§ Task
Leave out the pictures and retype only the lines from the opening line to the line that holds "import plotly.graph_objects as go", both ends included.

═══ Dataset content

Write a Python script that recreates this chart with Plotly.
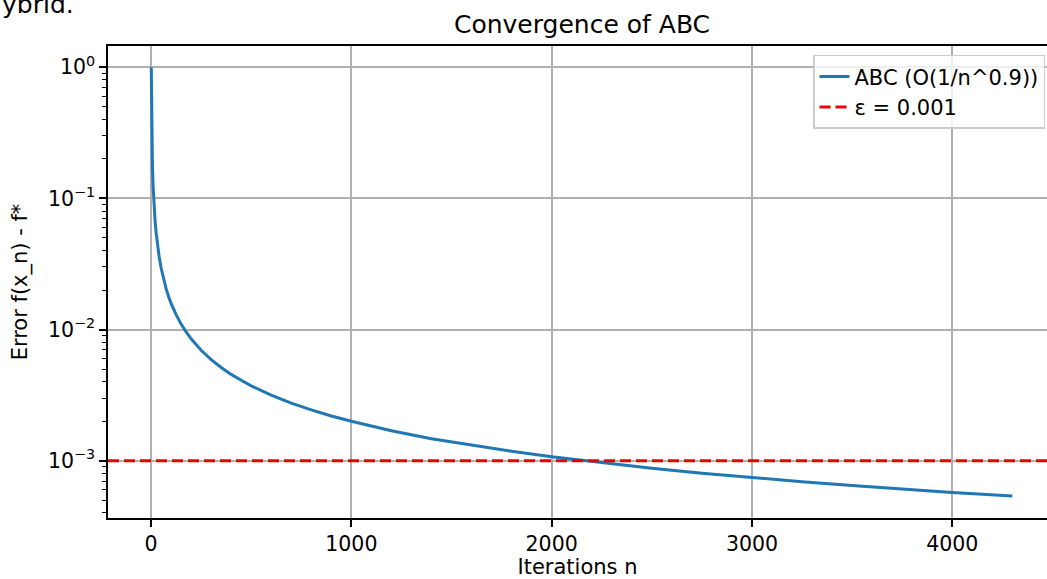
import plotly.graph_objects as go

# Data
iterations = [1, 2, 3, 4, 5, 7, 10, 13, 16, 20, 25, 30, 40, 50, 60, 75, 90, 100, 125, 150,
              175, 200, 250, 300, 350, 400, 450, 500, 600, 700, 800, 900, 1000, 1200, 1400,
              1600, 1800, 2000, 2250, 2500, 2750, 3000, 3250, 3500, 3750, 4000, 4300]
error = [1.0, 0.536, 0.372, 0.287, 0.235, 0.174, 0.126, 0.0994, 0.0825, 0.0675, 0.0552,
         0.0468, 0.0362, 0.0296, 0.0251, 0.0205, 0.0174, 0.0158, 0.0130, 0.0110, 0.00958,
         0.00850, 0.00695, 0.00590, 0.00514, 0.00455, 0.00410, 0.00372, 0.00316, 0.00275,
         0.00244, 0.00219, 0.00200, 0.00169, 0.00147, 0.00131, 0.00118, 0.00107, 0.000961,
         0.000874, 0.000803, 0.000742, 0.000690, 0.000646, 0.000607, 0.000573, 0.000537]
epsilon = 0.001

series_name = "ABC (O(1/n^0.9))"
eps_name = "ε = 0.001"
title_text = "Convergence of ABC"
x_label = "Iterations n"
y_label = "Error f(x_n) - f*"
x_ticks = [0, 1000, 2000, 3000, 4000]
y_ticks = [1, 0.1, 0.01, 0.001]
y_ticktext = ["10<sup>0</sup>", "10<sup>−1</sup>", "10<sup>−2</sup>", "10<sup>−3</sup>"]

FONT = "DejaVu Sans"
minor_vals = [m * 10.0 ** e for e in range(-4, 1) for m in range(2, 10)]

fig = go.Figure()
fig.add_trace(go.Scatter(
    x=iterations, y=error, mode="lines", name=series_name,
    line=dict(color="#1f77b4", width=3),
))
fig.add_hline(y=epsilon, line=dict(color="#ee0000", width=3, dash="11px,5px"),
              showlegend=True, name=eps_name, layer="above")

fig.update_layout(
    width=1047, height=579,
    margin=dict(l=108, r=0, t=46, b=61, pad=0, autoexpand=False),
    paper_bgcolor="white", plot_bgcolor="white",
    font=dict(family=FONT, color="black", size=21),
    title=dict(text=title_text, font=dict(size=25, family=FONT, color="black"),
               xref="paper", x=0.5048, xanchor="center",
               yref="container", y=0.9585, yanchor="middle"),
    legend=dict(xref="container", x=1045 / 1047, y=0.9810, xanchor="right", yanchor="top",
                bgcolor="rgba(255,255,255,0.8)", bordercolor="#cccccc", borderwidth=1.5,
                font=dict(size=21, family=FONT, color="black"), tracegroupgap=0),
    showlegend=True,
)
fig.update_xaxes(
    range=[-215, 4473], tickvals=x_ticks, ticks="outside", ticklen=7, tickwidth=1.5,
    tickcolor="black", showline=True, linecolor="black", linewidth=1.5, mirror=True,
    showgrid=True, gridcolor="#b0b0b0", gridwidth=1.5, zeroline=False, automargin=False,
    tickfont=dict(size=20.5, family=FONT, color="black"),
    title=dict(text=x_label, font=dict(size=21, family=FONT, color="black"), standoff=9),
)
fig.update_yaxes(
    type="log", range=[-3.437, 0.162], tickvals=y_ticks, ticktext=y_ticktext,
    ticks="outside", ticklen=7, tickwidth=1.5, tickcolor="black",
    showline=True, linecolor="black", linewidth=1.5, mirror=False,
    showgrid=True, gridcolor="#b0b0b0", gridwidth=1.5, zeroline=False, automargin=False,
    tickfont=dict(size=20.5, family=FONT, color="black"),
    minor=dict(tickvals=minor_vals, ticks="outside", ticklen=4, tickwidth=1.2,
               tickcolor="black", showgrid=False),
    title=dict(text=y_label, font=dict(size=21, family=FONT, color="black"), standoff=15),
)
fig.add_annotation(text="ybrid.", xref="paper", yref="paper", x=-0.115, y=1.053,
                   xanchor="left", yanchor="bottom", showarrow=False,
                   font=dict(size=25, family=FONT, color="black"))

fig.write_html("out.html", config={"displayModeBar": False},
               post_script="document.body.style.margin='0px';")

══════

§ Answer to the exercise
Write a Python script that recreates this chart with Plotly.
import plotly.graph_objects as go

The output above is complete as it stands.